Pioneers of African American Cinema: Hell-Bound Train (1930)
Director: Eloyce Gist, James Gist Run Time: 51 min. Rating: NR Release Year: 1930
Country: United States
Language: English
Thanks to the generous support of Donna and Larry James, Ingram White Castle Foundation, and Columbus City Council, Pioneers of African American Cinema returns for programming throughout 2024. On Thursday, November 7, join us at the Film Center for the screening of James and Eloyce Gist’s Hell-Bound Train (1930).
Additional financial support provided by the Greater Columbus Arts Council, Tom and Mary Katzenmeyer, Amundsen Davis and the Columbus Metropolitan Housing Authority. Learn more about the program here.
About the film:
Travel train car by train car through the sins of the Jazz Age. The train continues on filled with unrepentant sinners hurtling toward damnation joined by an impish devil following along the way.
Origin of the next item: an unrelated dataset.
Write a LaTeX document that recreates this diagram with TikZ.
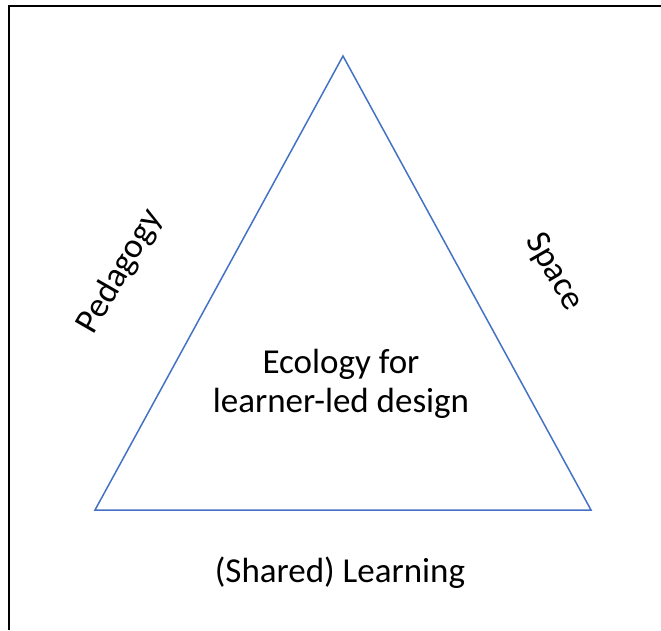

Created by the self-taught African American filmmakers, James and Eloyce Gist, Hell-Bound Train (1930) was largely an evangelistic tool for the filmmakers traveling ministry. The visuals were screened in churches and meeting halls accompanied by a sermon and the passing of a collection plate. Rather than following a typical linear storyline, the film dramatizes the sins of the Jazz Age, focusing on gambling, dancing, alcohol, and the mistreatment of animals.
About the filmmaker:
Built on a shared passion for religion, self-taught husband and wife filmmakers, James and Eloyce Gist made silent films for African American church communities as they traveled on mission. Following James Gist’s creation of Hell-Bound Train (1930), his wife, Eloyce, re-wrote and re-edited 16mm film and also helped re-shoot various sequences. This film is one of the only surviving silent films by early African American women filmmakers. The Gist’s work remains set apart by its distinct traits and purposes of moral education and social uplift.